### MATERIAL PROVIDED
══════════

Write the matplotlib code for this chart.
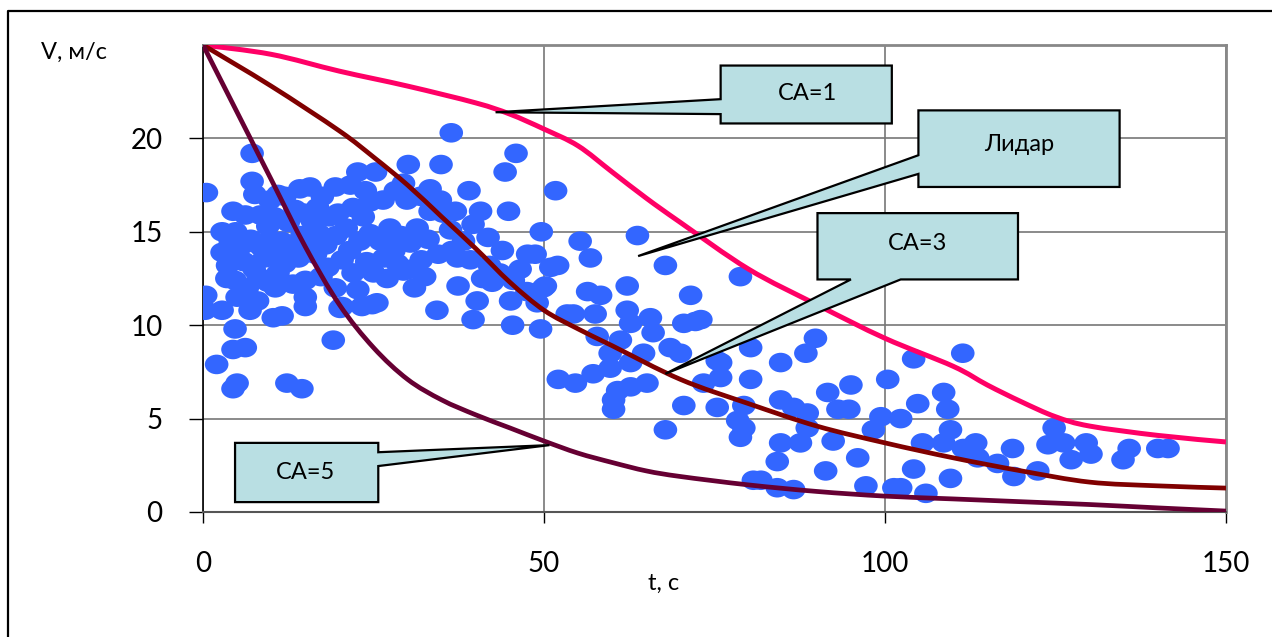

══════════

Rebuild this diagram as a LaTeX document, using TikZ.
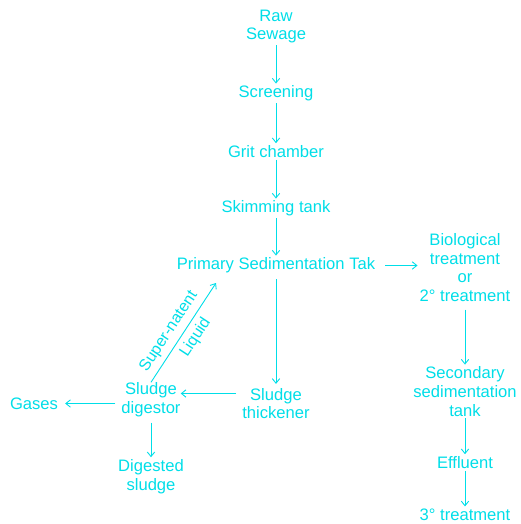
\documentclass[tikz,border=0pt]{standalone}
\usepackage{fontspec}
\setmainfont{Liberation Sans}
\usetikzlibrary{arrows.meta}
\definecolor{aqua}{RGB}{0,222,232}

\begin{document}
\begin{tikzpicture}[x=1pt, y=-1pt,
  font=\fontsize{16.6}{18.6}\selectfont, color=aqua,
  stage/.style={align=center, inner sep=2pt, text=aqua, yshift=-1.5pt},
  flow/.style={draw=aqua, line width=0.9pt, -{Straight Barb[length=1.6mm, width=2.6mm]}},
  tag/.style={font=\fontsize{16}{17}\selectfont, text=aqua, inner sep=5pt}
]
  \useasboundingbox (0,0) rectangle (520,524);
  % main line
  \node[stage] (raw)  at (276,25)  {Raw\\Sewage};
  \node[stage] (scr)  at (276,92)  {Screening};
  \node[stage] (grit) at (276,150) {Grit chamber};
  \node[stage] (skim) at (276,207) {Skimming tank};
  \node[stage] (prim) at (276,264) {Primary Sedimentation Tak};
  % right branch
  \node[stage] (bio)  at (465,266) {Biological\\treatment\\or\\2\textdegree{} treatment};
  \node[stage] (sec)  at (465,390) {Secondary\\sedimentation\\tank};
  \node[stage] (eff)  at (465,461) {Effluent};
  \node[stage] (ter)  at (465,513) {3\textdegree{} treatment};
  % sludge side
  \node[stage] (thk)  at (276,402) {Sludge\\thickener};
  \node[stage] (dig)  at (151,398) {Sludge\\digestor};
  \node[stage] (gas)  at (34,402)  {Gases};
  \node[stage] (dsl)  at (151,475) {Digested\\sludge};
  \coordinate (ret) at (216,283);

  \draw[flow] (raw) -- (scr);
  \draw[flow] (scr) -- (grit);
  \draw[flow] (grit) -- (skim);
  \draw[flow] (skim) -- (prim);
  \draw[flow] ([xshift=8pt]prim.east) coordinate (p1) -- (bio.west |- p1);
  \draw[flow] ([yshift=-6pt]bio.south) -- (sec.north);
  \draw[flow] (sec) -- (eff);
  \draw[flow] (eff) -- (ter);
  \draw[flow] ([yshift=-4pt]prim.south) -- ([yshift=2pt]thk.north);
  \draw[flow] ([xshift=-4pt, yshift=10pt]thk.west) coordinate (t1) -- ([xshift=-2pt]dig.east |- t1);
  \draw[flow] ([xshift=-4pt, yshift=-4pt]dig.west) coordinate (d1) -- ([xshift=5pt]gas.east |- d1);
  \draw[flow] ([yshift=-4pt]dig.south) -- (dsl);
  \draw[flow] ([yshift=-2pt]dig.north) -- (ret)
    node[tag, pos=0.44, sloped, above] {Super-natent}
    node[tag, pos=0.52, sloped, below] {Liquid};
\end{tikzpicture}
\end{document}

══════════

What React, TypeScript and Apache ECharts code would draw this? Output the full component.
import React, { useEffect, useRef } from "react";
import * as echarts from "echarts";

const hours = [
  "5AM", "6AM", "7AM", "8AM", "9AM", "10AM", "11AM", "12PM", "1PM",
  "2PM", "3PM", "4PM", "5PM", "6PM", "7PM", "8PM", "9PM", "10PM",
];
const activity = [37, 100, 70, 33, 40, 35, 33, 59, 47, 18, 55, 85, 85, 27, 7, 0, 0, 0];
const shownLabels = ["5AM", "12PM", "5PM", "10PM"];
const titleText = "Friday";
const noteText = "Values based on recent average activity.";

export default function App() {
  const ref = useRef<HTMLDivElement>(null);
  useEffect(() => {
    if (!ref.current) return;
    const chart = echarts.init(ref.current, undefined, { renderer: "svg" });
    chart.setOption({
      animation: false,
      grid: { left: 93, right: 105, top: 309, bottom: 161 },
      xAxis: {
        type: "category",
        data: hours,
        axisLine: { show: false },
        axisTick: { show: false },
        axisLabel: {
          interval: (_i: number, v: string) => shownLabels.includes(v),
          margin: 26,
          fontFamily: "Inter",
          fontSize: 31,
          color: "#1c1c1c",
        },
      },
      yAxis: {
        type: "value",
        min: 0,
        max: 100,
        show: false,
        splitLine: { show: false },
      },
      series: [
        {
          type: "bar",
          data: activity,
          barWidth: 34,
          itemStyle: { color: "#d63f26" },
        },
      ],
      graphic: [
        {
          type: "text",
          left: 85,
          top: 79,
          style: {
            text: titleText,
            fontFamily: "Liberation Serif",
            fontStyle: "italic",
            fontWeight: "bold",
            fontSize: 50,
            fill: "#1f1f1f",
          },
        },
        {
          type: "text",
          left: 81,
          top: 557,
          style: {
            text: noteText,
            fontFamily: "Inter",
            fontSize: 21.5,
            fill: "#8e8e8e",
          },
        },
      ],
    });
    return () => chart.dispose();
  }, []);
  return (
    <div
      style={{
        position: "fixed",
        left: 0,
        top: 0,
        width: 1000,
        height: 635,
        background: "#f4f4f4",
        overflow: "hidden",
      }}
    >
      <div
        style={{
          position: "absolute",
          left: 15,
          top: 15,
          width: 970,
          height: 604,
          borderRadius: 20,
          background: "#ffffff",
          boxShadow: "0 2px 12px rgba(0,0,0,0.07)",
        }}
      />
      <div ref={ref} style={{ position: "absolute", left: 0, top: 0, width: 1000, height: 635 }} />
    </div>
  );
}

══════════

### WHAT YOU HAVE TO DO
For each line of the entries that includes "code", show that line.

### ANSWER TO THE TASK
Write the matplotlib code for this chart.
What React, TypeScript and Apache ECharts code would draw this? Output the full component.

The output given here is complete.